*Exercise description*. Retype word for word the first line of the listing and each line after it up to the line with "const phaseCursors = [4630, 25450];", with the pictures taken out.

(Figure scripts)
===============
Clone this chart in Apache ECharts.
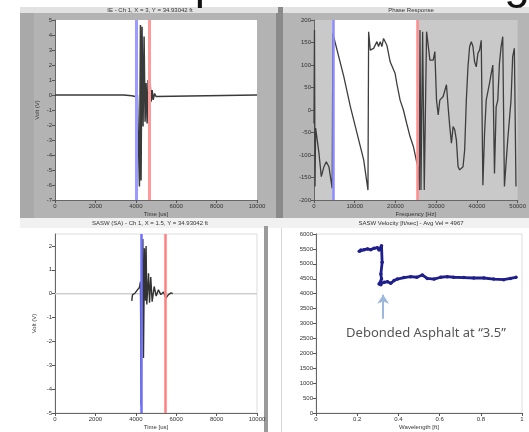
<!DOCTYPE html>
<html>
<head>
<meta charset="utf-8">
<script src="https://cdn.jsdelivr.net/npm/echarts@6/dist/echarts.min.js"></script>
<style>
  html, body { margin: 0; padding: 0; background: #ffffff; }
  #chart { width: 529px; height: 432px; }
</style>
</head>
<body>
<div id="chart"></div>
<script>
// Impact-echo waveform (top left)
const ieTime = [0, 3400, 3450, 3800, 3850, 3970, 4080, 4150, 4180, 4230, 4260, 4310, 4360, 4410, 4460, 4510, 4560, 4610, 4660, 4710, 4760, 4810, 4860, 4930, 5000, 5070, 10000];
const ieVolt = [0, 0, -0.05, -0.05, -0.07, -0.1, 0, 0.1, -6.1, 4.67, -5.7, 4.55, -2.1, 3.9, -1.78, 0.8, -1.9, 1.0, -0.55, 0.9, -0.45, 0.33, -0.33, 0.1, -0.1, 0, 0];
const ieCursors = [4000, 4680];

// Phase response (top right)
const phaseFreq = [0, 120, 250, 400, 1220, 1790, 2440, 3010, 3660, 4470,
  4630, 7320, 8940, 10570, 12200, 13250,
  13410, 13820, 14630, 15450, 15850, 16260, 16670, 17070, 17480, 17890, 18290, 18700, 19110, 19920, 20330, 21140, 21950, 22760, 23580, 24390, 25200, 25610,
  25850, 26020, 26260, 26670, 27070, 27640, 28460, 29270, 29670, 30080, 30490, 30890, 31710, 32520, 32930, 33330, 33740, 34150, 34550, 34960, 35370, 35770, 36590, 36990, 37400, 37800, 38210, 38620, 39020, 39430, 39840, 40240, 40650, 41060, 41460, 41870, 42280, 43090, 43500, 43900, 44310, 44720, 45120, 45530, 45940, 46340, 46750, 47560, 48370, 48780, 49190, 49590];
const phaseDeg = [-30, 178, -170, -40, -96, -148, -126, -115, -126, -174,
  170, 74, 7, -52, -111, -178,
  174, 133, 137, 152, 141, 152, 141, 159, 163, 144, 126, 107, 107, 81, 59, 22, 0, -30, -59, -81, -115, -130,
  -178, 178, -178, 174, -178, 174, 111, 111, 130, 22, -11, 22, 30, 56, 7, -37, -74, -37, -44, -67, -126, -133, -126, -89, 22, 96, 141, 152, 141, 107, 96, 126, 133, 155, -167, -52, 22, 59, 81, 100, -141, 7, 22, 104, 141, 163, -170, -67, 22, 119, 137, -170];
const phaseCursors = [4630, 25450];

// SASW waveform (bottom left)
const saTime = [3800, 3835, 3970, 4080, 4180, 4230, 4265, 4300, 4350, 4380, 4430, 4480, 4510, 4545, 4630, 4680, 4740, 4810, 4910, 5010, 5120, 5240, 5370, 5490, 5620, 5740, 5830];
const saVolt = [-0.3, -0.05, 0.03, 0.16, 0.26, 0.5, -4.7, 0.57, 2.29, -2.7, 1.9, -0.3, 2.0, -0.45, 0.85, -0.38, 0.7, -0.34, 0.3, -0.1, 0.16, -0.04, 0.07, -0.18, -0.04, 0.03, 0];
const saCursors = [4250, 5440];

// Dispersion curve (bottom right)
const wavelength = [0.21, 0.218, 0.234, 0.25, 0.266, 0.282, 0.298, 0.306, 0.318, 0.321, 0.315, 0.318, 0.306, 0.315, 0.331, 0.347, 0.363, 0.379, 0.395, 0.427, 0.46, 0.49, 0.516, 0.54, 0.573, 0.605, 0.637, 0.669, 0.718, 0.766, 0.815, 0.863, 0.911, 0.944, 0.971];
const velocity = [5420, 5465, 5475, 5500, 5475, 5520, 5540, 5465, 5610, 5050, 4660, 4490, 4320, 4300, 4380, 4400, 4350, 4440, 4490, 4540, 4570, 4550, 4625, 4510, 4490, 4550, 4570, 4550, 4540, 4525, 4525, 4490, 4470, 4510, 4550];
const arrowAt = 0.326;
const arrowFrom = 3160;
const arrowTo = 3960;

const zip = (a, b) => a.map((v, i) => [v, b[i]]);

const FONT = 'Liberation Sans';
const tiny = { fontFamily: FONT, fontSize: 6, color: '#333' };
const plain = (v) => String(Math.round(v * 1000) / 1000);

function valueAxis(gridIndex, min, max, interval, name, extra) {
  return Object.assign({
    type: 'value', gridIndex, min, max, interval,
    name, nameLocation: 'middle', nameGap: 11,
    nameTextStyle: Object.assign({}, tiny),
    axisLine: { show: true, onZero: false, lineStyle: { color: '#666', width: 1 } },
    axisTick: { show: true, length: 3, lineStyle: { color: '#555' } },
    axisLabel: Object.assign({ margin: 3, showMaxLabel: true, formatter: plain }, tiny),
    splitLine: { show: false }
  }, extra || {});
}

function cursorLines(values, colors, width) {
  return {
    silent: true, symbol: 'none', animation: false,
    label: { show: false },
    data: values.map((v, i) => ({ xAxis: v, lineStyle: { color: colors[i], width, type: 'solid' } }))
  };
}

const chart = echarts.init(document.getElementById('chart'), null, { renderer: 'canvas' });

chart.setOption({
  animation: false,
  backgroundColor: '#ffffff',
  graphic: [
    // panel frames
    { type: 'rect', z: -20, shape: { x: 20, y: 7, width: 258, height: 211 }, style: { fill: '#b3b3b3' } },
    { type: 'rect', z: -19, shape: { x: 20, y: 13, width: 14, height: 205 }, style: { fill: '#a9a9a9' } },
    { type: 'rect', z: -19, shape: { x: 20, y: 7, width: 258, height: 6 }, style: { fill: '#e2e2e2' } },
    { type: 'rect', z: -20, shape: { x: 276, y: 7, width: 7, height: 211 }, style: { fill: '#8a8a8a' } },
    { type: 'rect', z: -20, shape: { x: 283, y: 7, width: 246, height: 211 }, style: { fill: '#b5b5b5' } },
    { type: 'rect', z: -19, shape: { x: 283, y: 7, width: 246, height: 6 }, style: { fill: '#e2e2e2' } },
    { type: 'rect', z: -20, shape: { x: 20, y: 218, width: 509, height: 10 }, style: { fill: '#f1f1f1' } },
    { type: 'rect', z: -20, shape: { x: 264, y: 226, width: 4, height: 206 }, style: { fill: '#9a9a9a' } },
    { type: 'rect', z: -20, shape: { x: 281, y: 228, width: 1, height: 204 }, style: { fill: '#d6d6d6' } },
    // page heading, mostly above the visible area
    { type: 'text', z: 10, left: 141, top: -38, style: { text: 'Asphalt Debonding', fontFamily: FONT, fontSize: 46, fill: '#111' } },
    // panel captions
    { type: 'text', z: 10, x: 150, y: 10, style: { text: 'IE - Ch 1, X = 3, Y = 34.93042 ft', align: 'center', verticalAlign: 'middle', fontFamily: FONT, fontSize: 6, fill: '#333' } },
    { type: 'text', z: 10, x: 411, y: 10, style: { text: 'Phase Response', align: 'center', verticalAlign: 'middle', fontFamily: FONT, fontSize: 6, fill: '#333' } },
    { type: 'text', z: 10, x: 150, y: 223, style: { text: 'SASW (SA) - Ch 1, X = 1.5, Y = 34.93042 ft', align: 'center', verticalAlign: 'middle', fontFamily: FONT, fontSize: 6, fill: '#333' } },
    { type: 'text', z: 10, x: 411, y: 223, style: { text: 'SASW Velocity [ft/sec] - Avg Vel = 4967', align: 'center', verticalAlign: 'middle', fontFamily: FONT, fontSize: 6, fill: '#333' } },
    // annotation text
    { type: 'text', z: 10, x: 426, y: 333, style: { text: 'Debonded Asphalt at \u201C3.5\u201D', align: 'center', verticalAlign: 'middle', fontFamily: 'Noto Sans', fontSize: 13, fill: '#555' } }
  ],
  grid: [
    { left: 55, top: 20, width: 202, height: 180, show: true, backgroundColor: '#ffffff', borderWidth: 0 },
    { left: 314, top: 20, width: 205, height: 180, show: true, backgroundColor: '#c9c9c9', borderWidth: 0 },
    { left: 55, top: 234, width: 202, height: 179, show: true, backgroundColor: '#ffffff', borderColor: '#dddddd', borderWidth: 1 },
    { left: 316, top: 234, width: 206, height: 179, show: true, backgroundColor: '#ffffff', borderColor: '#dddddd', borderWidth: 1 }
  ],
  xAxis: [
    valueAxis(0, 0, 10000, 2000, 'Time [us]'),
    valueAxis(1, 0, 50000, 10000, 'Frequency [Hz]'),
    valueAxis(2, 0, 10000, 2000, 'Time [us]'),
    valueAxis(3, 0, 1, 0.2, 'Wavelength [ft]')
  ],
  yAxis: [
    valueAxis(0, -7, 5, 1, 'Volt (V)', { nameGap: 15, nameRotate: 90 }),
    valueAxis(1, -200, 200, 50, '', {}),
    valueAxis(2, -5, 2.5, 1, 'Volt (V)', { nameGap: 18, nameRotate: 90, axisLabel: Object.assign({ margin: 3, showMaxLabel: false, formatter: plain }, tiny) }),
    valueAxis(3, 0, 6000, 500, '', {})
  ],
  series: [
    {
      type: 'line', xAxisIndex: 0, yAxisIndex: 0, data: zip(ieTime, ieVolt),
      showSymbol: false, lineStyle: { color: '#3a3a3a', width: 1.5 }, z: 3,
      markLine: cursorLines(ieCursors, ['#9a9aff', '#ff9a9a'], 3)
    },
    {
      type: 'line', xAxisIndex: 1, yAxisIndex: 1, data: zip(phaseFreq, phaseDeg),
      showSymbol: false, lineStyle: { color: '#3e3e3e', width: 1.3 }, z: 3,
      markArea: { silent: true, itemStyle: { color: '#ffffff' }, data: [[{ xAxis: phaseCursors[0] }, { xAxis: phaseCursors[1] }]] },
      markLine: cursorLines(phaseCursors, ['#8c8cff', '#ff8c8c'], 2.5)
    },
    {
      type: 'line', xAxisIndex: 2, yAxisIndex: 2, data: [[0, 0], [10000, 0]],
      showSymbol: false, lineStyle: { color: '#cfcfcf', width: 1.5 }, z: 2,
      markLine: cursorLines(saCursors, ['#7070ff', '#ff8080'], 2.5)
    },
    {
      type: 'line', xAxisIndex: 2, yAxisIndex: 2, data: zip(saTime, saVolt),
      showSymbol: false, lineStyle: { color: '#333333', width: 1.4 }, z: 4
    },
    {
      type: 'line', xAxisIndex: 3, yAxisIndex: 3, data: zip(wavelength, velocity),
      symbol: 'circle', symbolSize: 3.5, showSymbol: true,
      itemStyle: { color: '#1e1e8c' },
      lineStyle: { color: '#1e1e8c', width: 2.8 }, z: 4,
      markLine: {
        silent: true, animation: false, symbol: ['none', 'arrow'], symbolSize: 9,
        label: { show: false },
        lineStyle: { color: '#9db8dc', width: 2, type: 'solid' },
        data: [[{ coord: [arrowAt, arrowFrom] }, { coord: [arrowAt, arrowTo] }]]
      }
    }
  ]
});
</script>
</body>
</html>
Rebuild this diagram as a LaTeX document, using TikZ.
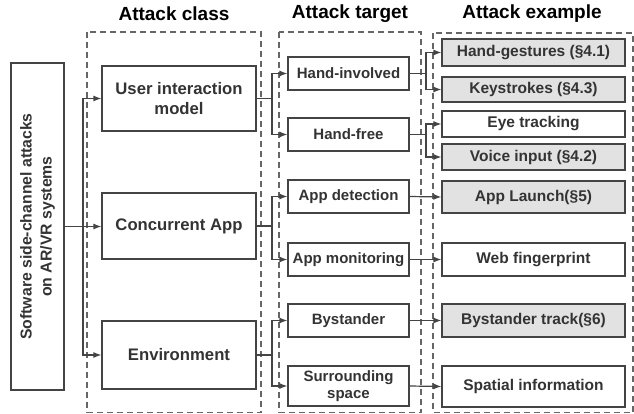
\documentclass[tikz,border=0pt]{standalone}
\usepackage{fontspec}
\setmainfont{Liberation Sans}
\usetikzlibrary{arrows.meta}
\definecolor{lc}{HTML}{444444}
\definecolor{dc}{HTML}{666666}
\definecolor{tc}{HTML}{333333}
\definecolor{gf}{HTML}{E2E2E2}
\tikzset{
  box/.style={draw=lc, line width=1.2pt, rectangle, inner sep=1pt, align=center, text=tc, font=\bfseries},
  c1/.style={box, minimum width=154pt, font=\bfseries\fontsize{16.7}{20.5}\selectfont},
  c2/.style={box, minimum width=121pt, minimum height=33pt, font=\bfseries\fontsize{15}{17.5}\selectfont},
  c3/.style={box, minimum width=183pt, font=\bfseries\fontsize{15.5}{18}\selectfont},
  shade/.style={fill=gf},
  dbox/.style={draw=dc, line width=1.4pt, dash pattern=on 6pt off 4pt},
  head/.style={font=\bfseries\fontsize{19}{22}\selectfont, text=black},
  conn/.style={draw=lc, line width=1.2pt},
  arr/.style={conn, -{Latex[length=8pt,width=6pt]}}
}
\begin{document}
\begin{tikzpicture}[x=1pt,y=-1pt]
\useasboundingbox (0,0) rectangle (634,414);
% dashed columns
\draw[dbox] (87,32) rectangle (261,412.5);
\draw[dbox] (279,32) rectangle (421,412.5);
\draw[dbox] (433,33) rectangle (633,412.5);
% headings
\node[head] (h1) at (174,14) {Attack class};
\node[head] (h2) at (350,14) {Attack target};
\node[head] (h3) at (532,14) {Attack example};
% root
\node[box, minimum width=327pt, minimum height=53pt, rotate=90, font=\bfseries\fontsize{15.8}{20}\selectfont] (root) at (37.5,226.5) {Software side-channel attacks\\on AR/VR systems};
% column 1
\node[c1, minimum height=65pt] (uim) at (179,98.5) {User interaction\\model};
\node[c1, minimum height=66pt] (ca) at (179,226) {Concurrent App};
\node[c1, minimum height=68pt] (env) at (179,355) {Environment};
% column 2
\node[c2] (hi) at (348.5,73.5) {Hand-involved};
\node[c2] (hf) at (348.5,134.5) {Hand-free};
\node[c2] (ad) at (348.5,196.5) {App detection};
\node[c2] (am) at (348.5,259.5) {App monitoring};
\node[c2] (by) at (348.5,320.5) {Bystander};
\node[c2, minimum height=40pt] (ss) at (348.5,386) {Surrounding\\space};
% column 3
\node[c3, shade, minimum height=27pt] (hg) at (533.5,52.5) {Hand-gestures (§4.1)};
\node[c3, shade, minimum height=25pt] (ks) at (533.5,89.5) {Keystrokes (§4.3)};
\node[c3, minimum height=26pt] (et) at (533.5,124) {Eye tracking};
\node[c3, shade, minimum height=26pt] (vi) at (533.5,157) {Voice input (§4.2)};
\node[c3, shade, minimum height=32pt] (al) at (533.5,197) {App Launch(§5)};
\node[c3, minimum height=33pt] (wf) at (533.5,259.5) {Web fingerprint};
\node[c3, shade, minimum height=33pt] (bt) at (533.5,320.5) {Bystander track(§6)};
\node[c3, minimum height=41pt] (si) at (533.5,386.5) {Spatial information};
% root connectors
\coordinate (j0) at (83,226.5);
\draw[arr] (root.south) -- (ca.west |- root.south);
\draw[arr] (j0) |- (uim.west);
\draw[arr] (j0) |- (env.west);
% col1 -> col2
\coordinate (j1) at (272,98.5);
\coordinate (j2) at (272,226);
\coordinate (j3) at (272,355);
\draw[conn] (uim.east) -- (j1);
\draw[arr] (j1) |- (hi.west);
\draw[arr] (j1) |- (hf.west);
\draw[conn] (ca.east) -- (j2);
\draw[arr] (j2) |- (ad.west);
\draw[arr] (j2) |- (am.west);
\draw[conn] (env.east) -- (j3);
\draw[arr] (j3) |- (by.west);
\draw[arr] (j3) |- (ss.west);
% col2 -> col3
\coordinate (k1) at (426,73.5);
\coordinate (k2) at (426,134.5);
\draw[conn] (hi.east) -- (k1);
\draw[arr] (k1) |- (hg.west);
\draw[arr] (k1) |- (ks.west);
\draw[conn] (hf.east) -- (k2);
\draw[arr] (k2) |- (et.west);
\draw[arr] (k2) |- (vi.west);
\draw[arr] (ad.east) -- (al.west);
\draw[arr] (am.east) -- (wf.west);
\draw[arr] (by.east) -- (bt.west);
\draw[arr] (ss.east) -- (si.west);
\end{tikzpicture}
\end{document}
===============
*Answer for this exercise*.
Clone this chart in Apache ECharts.
<!DOCTYPE html>
<html>
<head>
<meta charset="utf-8">
<script src="https://cdn.jsdelivr.net/npm/echarts@6/dist/echarts.min.js"></script>
<style>
  html, body { margin: 0; padding: 0; background: #ffffff; }
  #chart { width: 529px; height: 432px; }
</style>
</head>
<body>
<div id="chart"></div>
<script>
// Impact-echo waveform (top left)
const ieTime = [0, 3400, 3450, 3800, 3850, 3970, 4080, 4150, 4180, 4230, 4260, 4310, 4360, 4410, 4460, 4510, 4560, 4610, 4660, 4710, 4760, 4810, 4860, 4930, 5000, 5070, 10000];
const ieVolt = [0, 0, -0.05, -0.05, -0.07, -0.1, 0, 0.1, -6.1, 4.67, -5.7, 4.55, -2.1, 3.9, -1.78, 0.8, -1.9, 1.0, -0.55, 0.9, -0.45, 0.33, -0.33, 0.1, -0.1, 0, 0];
const ieCursors = [4000, 4680];

// Phase response (top right)
const phaseFreq = [0, 120, 250, 400, 1220, 1790, 2440, 3010, 3660, 4470,
  4630, 7320, 8940, 10570, 12200, 13250,
  13410, 13820, 14630, 15450, 15850, 16260, 16670, 17070, 17480, 17890, 18290, 18700, 19110, 19920, 20330, 21140, 21950, 22760, 23580, 24390, 25200, 25610,
  25850, 26020, 26260, 26670, 27070, 27640, 28460, 29270, 29670, 30080, 30490, 30890, 31710, 32520, 32930, 33330, 33740, 34150, 34550, 34960, 35370, 35770, 36590, 36990, 37400, 37800, 38210, 38620, 39020, 39430, 39840, 40240, 40650, 41060, 41460, 41870, 42280, 43090, 43500, 43900, 44310, 44720, 45120, 45530, 45940, 46340, 46750, 47560, 48370, 48780, 49190, 49590];
const phaseDeg = [-30, 178, -170, -40, -96, -148, -126, -115, -126, -174,
  170, 74, 7, -52, -111, -178,
  174, 133, 137, 152, 141, 152, 141, 159, 163, 144, 126, 107, 107, 81, 59, 22, 0, -30, -59, -81, -115, -130,
  -178, 178, -178, 174, -178, 174, 111, 111, 130, 22, -11, 22, 30, 56, 7, -37, -74, -37, -44, -67, -126, -133, -126, -89, 22, 96, 141, 152, 141, 107, 96, 126, 133, 155, -167, -52, 22, 59, 81, 100, -141, 7, 22, 104, 141, 163, -170, -67, 22, 119, 137, -170];
const phaseCursors = [4630, 25450];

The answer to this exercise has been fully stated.